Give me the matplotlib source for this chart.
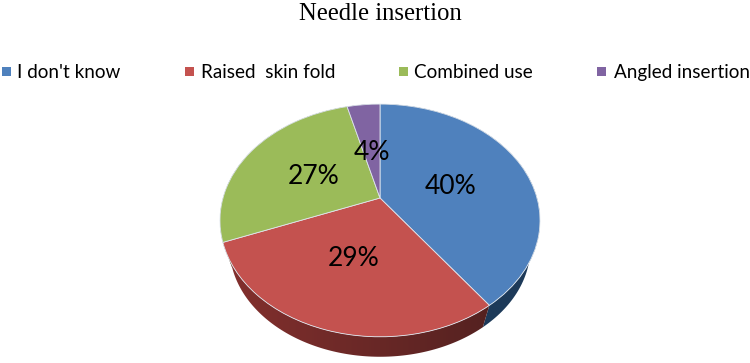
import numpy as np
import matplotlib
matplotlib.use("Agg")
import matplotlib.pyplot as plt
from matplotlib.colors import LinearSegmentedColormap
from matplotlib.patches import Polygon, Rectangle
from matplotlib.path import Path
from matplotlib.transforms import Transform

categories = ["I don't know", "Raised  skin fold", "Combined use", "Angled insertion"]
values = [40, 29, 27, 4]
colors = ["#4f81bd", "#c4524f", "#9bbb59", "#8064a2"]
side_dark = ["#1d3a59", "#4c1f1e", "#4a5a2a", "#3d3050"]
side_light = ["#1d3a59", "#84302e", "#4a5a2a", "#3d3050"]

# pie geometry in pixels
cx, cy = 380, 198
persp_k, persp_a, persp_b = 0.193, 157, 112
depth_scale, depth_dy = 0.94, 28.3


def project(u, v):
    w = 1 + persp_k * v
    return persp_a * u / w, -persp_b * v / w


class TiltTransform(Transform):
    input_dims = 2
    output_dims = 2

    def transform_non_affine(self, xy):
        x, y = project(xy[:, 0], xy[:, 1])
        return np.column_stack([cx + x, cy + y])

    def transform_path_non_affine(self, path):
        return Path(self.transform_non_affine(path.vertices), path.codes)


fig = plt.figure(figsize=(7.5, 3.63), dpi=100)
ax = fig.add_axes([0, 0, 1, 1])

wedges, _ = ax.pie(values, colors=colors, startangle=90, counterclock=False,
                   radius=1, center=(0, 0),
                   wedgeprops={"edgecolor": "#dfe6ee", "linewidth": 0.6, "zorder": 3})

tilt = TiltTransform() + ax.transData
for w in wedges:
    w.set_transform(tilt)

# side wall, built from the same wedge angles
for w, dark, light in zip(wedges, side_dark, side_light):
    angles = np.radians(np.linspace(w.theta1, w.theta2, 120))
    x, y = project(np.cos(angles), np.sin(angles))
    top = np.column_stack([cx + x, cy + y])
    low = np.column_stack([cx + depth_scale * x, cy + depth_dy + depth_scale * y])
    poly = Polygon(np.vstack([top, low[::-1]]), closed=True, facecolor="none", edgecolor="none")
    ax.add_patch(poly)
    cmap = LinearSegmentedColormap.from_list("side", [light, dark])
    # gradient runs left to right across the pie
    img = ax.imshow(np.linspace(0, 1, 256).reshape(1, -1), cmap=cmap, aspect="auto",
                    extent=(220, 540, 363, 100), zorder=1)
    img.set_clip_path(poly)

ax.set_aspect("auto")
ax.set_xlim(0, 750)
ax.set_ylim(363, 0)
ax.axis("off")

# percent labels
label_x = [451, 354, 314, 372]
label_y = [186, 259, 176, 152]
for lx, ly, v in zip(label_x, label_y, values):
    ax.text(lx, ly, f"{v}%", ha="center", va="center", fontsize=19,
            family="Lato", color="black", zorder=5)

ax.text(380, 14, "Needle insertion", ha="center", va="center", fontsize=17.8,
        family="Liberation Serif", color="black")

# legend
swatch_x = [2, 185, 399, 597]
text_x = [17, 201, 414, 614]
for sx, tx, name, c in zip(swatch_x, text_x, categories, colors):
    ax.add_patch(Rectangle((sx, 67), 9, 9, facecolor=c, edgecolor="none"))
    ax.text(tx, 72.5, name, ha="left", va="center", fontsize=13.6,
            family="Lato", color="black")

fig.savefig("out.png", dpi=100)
****
▸ INSTRUCTIONS FOR THE TASK
Leave out any pictures, please, and quote only the lines from the top of the data through the line that contains "from matplotlib.transforms import Transform".

▸ RESPONSE TO THE EXERCISE
Give me the matplotlib source for this chart.
import numpy as np
import matplotlib
matplotlib.use("Agg")
import matplotlib.pyplot as plt
from matplotlib.colors import LinearSegmentedColormap
from matplotlib.patches import Polygon, Rectangle
from matplotlib.path import Path
from matplotlib.transforms import Transform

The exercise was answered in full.